◆ **Recorded data**
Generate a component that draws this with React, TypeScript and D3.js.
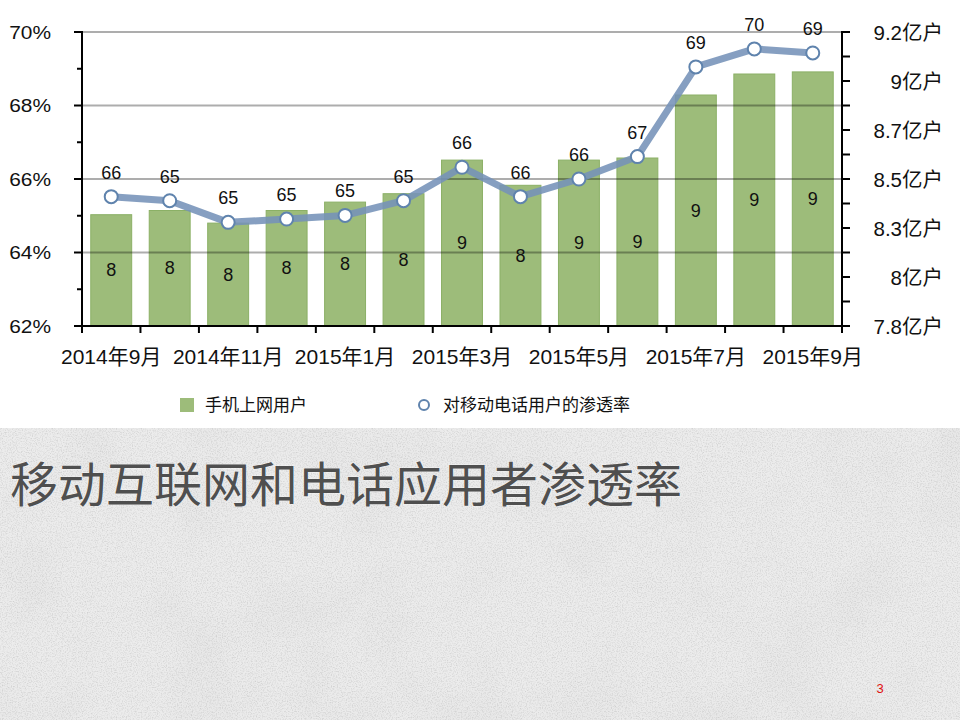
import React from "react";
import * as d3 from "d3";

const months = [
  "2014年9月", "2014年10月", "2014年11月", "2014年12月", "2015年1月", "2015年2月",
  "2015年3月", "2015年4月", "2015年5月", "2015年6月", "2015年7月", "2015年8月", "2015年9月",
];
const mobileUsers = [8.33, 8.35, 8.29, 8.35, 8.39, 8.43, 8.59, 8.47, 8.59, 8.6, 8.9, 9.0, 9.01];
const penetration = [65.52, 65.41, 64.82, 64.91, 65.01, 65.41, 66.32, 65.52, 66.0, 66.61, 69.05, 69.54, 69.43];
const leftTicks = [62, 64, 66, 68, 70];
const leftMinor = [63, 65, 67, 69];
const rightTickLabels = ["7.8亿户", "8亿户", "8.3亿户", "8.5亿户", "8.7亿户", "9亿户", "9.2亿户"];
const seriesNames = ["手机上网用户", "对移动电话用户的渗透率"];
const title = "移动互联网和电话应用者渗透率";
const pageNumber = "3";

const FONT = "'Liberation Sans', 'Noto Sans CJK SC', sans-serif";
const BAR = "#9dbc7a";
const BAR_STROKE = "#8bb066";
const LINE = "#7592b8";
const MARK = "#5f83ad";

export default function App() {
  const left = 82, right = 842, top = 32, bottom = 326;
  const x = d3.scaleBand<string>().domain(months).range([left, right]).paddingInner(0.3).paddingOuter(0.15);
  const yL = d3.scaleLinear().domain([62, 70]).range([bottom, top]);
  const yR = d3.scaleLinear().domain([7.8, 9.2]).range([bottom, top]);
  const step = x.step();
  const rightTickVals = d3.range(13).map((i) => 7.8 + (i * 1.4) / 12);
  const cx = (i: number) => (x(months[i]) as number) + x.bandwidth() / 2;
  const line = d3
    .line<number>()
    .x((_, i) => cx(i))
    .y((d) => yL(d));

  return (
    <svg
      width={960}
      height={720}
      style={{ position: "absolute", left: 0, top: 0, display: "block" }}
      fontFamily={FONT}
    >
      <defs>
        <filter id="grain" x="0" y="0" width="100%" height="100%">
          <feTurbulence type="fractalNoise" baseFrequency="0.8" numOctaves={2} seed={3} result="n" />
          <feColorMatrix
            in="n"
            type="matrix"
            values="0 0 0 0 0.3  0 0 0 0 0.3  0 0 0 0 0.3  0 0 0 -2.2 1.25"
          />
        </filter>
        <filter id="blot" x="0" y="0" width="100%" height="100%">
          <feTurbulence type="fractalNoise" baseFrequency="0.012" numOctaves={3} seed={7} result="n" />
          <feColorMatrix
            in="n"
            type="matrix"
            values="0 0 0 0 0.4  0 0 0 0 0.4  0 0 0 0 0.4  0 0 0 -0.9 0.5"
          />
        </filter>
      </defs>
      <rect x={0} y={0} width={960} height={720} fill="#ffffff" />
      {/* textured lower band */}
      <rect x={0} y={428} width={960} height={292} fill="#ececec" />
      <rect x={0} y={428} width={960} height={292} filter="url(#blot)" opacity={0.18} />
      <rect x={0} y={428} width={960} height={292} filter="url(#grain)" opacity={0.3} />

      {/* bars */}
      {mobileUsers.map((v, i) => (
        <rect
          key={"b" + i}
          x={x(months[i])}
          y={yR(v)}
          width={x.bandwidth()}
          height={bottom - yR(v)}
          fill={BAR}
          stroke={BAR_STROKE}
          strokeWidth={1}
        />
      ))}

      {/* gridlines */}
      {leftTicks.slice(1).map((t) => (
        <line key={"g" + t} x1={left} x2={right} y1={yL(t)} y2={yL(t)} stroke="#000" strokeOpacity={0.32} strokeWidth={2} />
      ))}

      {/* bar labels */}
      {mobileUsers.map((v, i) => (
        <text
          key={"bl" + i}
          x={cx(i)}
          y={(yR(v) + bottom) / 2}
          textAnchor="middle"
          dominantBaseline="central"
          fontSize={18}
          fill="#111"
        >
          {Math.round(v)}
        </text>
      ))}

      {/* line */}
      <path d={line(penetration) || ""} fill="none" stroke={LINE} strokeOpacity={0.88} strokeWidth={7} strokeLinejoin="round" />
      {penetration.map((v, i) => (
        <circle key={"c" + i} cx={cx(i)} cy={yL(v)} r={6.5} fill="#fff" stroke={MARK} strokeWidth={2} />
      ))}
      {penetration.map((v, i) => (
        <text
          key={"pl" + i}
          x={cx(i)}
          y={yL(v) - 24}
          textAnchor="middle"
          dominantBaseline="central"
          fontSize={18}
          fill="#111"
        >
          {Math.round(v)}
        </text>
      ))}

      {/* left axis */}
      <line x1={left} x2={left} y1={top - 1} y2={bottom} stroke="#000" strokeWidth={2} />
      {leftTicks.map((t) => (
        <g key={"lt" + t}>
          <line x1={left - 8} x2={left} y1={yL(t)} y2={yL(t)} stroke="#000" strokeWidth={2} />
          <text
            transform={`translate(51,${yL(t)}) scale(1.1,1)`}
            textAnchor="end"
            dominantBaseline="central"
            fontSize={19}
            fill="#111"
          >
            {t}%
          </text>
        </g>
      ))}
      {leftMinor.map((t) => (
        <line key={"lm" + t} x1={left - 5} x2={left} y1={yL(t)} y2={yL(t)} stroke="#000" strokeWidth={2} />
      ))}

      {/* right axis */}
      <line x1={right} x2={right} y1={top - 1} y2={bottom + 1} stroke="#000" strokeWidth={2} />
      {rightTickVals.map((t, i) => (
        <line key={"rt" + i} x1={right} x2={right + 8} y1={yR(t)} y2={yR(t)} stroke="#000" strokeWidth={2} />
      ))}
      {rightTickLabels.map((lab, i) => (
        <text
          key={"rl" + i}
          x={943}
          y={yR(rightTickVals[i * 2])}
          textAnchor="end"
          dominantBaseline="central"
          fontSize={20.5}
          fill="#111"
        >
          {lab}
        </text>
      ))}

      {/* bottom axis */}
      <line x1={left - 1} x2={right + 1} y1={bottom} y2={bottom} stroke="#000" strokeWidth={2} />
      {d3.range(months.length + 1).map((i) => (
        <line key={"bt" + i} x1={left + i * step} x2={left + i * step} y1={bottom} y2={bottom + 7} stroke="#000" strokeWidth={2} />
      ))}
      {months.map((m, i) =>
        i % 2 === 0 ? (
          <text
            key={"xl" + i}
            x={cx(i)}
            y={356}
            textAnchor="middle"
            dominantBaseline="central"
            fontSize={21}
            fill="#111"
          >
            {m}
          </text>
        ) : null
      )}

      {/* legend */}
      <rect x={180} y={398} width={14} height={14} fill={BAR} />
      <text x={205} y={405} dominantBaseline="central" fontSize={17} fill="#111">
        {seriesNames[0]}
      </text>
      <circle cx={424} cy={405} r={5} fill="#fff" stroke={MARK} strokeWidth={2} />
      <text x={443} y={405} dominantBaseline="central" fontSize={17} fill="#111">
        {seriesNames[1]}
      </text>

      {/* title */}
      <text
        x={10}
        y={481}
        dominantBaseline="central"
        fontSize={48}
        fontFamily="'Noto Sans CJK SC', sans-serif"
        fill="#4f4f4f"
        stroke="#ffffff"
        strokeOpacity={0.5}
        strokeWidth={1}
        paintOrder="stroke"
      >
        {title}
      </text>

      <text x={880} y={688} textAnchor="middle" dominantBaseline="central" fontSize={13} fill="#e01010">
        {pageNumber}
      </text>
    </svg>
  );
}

◆ **Exercise**
Pictures are excluded; copy all other data exactly as shown.

◆ **Right answer**
Generate a component that draws this with React, TypeScript and D3.js.
import React from "react";
import * as d3 from "d3";

const months = [
  "2014年9月", "2014年10月", "2014年11月", "2014年12月", "2015年1月", "2015年2月",
  "2015年3月", "2015年4月", "2015年5月", "2015年6月", "2015年7月", "2015年8月", "2015年9月",
];
const mobileUsers = [8.33, 8.35, 8.29, 8.35, 8.39, 8.43, 8.59, 8.47, 8.59, 8.6, 8.9, 9.0, 9.01];
const penetration = [65.52, 65.41, 64.82, 64.91, 65.01, 65.41, 66.32, 65.52, 66.0, 66.61, 69.05, 69.54, 69.43];
const leftTicks = [62, 64, 66, 68, 70];
const leftMinor = [63, 65, 67, 69];
const rightTickLabels = ["7.8亿户", "8亿户", "8.3亿户", "8.5亿户", "8.7亿户", "9亿户", "9.2亿户"];
const seriesNames = ["手机上网用户", "对移动电话用户的渗透率"];
const title = "移动互联网和电话应用者渗透率";
const pageNumber = "3";

const FONT = "'Liberation Sans', 'Noto Sans CJK SC', sans-serif";
const BAR = "#9dbc7a";
const BAR_STROKE = "#8bb066";
const LINE = "#7592b8";
const MARK = "#5f83ad";

export default function App() {
  const left = 82, right = 842, top = 32, bottom = 326;
  const x = d3.scaleBand<string>().domain(months).range([left, right]).paddingInner(0.3).paddingOuter(0.15);
  const yL = d3.scaleLinear().domain([62, 70]).range([bottom, top]);
  const yR = d3.scaleLinear().domain([7.8, 9.2]).range([bottom, top]);
  const step = x.step();
  const rightTickVals = d3.range(13).map((i) => 7.8 + (i * 1.4) / 12);
  const cx = (i: number) => (x(months[i]) as number) + x.bandwidth() / 2;
  const line = d3
    .line<number>()
    .x((_, i) => cx(i))
    .y((d) => yL(d));

  return (
    <svg
      width={960}
      height={720}
      style={{ position: "absolute", left: 0, top: 0, display: "block" }}
      fontFamily={FONT}
    >
      <defs>
        <filter id="grain" x="0" y="0" width="100%" height="100%">
          <feTurbulence type="fractalNoise" baseFrequency="0.8" numOctaves={2} seed={3} result="n" />
          <feColorMatrix
            in="n"
            type="matrix"
            values="0 0 0 0 0.3  0 0 0 0 0.3  0 0 0 0 0.3  0 0 0 -2.2 1.25"
          />
        </filter>
        <filter id="blot" x="0" y="0" width="100%" height="100%">
          <feTurbulence type="fractalNoise" baseFrequency="0.012" numOctaves={3} seed={7} result="n" />
          <feColorMatrix
            in="n"
            type="matrix"
            values="0 0 0 0 0.4  0 0 0 0 0.4  0 0 0 0 0.4  0 0 0 -0.9 0.5"
          />
        </filter>
      </defs>
      <rect x={0} y={0} width={960} height={720} fill="#ffffff" />
      {/* textured lower band */}
      <rect x={0} y={428} width={960} height={292} fill="#ececec" />
      <rect x={0} y={428} width={960} height={292} filter="url(#blot)" opacity={0.18} />
      <rect x={0} y={428} width={960} height={292} filter="url(#grain)" opacity={0.3} />

      {/* bars */}
      {mobileUsers.map((v, i) => (
        <rect
          key={"b" + i}
          x={x(months[i])}
          y={yR(v)}
          width={x.bandwidth()}
          height={bottom - yR(v)}
          fill={BAR}
          stroke={BAR_STROKE}
          strokeWidth={1}
        />
      ))}

      {/* gridlines */}
      {leftTicks.slice(1).map((t) => (
        <line key={"g" + t} x1={left} x2={right} y1={yL(t)} y2={yL(t)} stroke="#000" strokeOpacity={0.32} strokeWidth={2} />
      ))}

      {/* bar labels */}
      {mobileUsers.map((v, i) => (
        <text
          key={"bl" + i}
          x={cx(i)}
          y={(yR(v) + bottom) / 2}
          textAnchor="middle"
          dominantBaseline="central"
          fontSize={18}
          fill="#111"
        >
          {Math.round(v)}
        </text>
      ))}

      {/* line */}
      <path d={line(penetration) || ""} fill="none" stroke={LINE} strokeOpacity={0.88} strokeWidth={7} strokeLinejoin="round" />
      {penetration.map((v, i) => (
        <circle key={"c" + i} cx={cx(i)} cy={yL(v)} r={6.5} fill="#fff" stroke={MARK} strokeWidth={2} />
      ))}
      {penetration.map((v, i) => (
        <text
          key={"pl" + i}
          x={cx(i)}
          y={yL(v) - 24}
          textAnchor="middle"
          dominantBaseline="central"
          fontSize={18}
          fill="#111"
        >
          {Math.round(v)}
        </text>
      ))}

      {/* left axis */}
      <line x1={left} x2={left} y1={top - 1} y2={bottom} stroke="#000" strokeWidth={2} />
      {leftTicks.map((t) => (
        <g key={"lt" + t}>
          <line x1={left - 8} x2={left} y1={yL(t)} y2={yL(t)} stroke="#000" strokeWidth={2} />
          <text
            transform={`translate(51,${yL(t)}) scale(1.1,1)`}
            textAnchor="end"
            dominantBaseline="central"
            fontSize={19}
            fill="#111"
          >
            {t}%
          </text>
        </g>
      ))}
      {leftMinor.map((t) => (
        <line key={"lm" + t} x1={left - 5} x2={left} y1={yL(t)} y2={yL(t)} stroke="#000" strokeWidth={2} />
      ))}

      {/* right axis */}
      <line x1={right} x2={right} y1={top - 1} y2={bottom + 1} stroke="#000" strokeWidth={2} />
      {rightTickVals.map((t, i) => (
        <line key={"rt" + i} x1={right} x2={right + 8} y1={yR(t)} y2={yR(t)} stroke="#000" strokeWidth={2} />
      ))}
      {rightTickLabels.map((lab, i) => (
        <text
          key={"rl" + i}
          x={943}
          y={yR(rightTickVals[i * 2])}
          textAnchor="end"
          dominantBaseline="central"
          fontSize={20.5}
          fill="#111"
        >
          {lab}
        </text>
      ))}

      {/* bottom axis */}
      <line x1={left - 1} x2={right + 1} y1={bottom} y2={bottom} stroke="#000" strokeWidth={2} />
      {d3.range(months.length + 1).map((i) => (
        <line key={"bt" + i} x1={left + i * step} x2={left + i * step} y1={bottom} y2={bottom + 7} stroke="#000" strokeWidth={2} />
      ))}
      {months.map((m, i) =>
        i % 2 === 0 ? (
          <text
            key={"xl" + i}
            x={cx(i)}
            y={356}
            textAnchor="middle"
            dominantBaseline="central"
            fontSize={21}
            fill="#111"
          >
            {m}
          </text>
        ) : null
      )}

      {/* legend */}
      <rect x={180} y={398} width={14} height={14} fill={BAR} />
      <text x={205} y={405} dominantBaseline="central" fontSize={17} fill="#111">
        {seriesNames[0]}
      </text>
      <circle cx={424} cy={405} r={5} fill="#fff" stroke={MARK} strokeWidth={2} />
      <text x={443} y={405} dominantBaseline="central" fontSize={17} fill="#111">
        {seriesNames[1]}
      </text>

      {/* title */}
      <text
        x={10}
        y={481}
        dominantBaseline="central"
        fontSize={48}
        fontFamily="'Noto Sans CJK SC', sans-serif"
        fill="#4f4f4f"
        stroke="#ffffff"
        strokeOpacity={0.5}
        strokeWidth={1}
        paintOrder="stroke"
      >
        {title}
      </text>

      <text x={880} y={688} textAnchor="middle" dominantBaseline="central" fontSize={13} fill="#e01010">
        {pageNumber}
      </text>
    </svg>
  );
}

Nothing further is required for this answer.